• GIVEN MATERIAL:
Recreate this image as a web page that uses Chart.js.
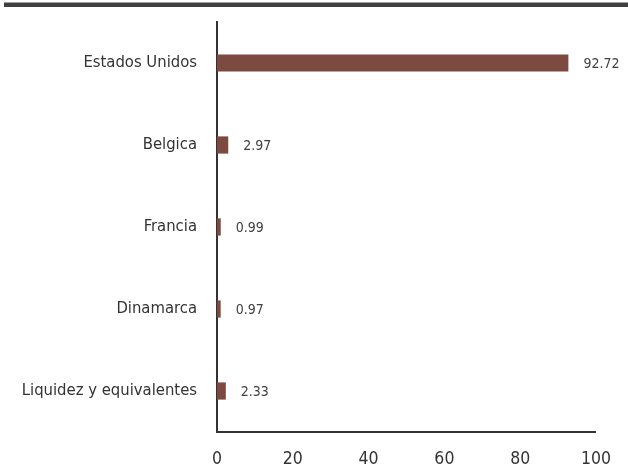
<!DOCTYPE html>
<html>
<head>
<meta charset="utf-8">
<script src="https://cdn.jsdelivr.net/npm/chart.js@4"></script>
<style>
html,body{margin:0;padding:0;background:#fff;}
#wrap{width:628px;height:470px;position:relative;}
</style>
</head>
<body>
<div id="wrap"><canvas id="c" width="628" height="470"></canvas></div>
<script>
const categories = ["Estados Unidos", "Belgica", "Francia", "Dinamarca", "Liquidez y equivalentes"];
const values = [92.72, 2.97, 0.99, 0.97, 2.33];
const xTicks = [0, 20, 40, 60, 80, 100];

const FONT = "'DejaVu Sans Condensed', 'Liberation Sans Narrow', sans-serif";

const topLine = {
  id: 'topLine',
  beforeDraw(chart) {
    const ctx = chart.ctx;
    ctx.save();
    ctx.fillStyle = '#404040';
    ctx.fillRect(4, 2.5, chart.width - 4, 4.5);
    ctx.restore();
  }
};

const valueLabels = {
  id: 'valueLabels',
  afterDatasetsDraw(chart) {
    const ctx = chart.ctx;
    const meta = chart.getDatasetMeta(0);
    ctx.save();
    ctx.font = "14px " + FONT;
    ctx.fillStyle = '#404040';
    ctx.textAlign = 'left';
    ctx.textBaseline = 'middle';
    meta.data.forEach((bar, i) => {
      ctx.fillText(values[i].toFixed(2), bar.x + 15, bar.y + 1);
    });
    ctx.restore();
  }
};

new Chart(document.getElementById('c'), {
  type: 'bar',
  data: {
    labels: categories,
    datasets: [{
      data: values,
      backgroundColor: '#7d4a42',
      borderWidth: 0,
      barPercentage: 0.21,
      categoryPercentage: 1.0
    }]
  },
  options: {
    indexAxis: 'y',
    responsive: false,
    animation: false,
    devicePixelRatio: 1,
    layout: { padding: { top: 22, right: 32, left: 0, bottom: 0 } },
    plugins: {
      legend: { display: false },
      tooltip: { enabled: false }
    },
    scales: {
      x: {
        min: 0,
        max: 100,
        afterBuildTicks(scale) { scale.ticks = xTicks.map(v => ({ value: v })); },
        afterFit(scale) { scale.height = 38; },
        grid: { display: false, drawTicks: false },
        border: { display: true, color: '#333333', width: 2 },
        ticks: {
          padding: 17,
          color: '#333333',
          font: { family: FONT, size: 17.5 },
          maxRotation: 0
        }
      },
      y: {
        afterFit(scale) {
          scale.width = 217;
          scale.paddingTop = 0;
          scale.paddingBottom = 0;
        },
        grid: { display: false, drawTicks: false },
        border: { display: true, color: '#333333', width: 2 },
        ticks: {
          padding: 20,
          color: '#333333',
          font: { family: FONT, size: 16.5 }
        }
      }
    }
  },
  plugins: [topLine, valueLabels]
});
</script>
</body>
</html>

• PROBLEM: Output each line exactly; omit every picture.

• OUTPUT OF THE EXERCISE:
Recreate this image as a web page that uses Chart.js.
<!DOCTYPE html>
<html>
<head>
<meta charset="utf-8">
<script src="https://cdn.jsdelivr.net/npm/chart.js@4"></script>
<style>
html,body{margin:0;padding:0;background:#fff;}
#wrap{width:628px;height:470px;position:relative;}
</style>
</head>
<body>
<div id="wrap"><canvas id="c" width="628" height="470"></canvas></div>
<script>
const categories = ["Estados Unidos", "Belgica", "Francia", "Dinamarca", "Liquidez y equivalentes"];
const values = [92.72, 2.97, 0.99, 0.97, 2.33];
const xTicks = [0, 20, 40, 60, 80, 100];

const FONT = "'DejaVu Sans Condensed', 'Liberation Sans Narrow', sans-serif";

const topLine = {
  id: 'topLine',
  beforeDraw(chart) {
    const ctx = chart.ctx;
    ctx.save();
    ctx.fillStyle = '#404040';
    ctx.fillRect(4, 2.5, chart.width - 4, 4.5);
    ctx.restore();
  }
};

const valueLabels = {
  id: 'valueLabels',
  afterDatasetsDraw(chart) {
    const ctx = chart.ctx;
    const meta = chart.getDatasetMeta(0);
    ctx.save();
    ctx.font = "14px " + FONT;
    ctx.fillStyle = '#404040';
    ctx.textAlign = 'left';
    ctx.textBaseline = 'middle';
    meta.data.forEach((bar, i) => {
      ctx.fillText(values[i].toFixed(2), bar.x + 15, bar.y + 1);
    });
    ctx.restore();
  }
};

new Chart(document.getElementById('c'), {
  type: 'bar',
  data: {
    labels: categories,
    datasets: [{
      data: values,
      backgroundColor: '#7d4a42',
      borderWidth: 0,
      barPercentage: 0.21,
      categoryPercentage: 1.0
    }]
  },
  options: {
    indexAxis: 'y',
    responsive: false,
    animation: false,
    devicePixelRatio: 1,
    layout: { padding: { top: 22, right: 32, left: 0, bottom: 0 } },
    plugins: {
      legend: { display: false },
      tooltip: { enabled: false }
    },
    scales: {
      x: {
        min: 0,
        max: 100,
        afterBuildTicks(scale) { scale.ticks = xTicks.map(v => ({ value: v })); },
        afterFit(scale) { scale.height = 38; },
        grid: { display: false, drawTicks: false },
        border: { display: true, color: '#333333', width: 2 },
        ticks: {
          padding: 17,
          color: '#333333',
          font: { family: FONT, size: 17.5 },
          maxRotation: 0
        }
      },
      y: {
        afterFit(scale) {
          scale.width = 217;
          scale.paddingTop = 0;
          scale.paddingBottom = 0;
        },
        grid: { display: false, drawTicks: false },
        border: { display: true, color: '#333333', width: 2 },
        ticks: {
          padding: 20,
          color: '#333333',
          font: { family: FONT, size: 16.5 }
        }
      }
    }
  },
  plugins: [topLine, valueLabels]
});
</script>
</body>
</html>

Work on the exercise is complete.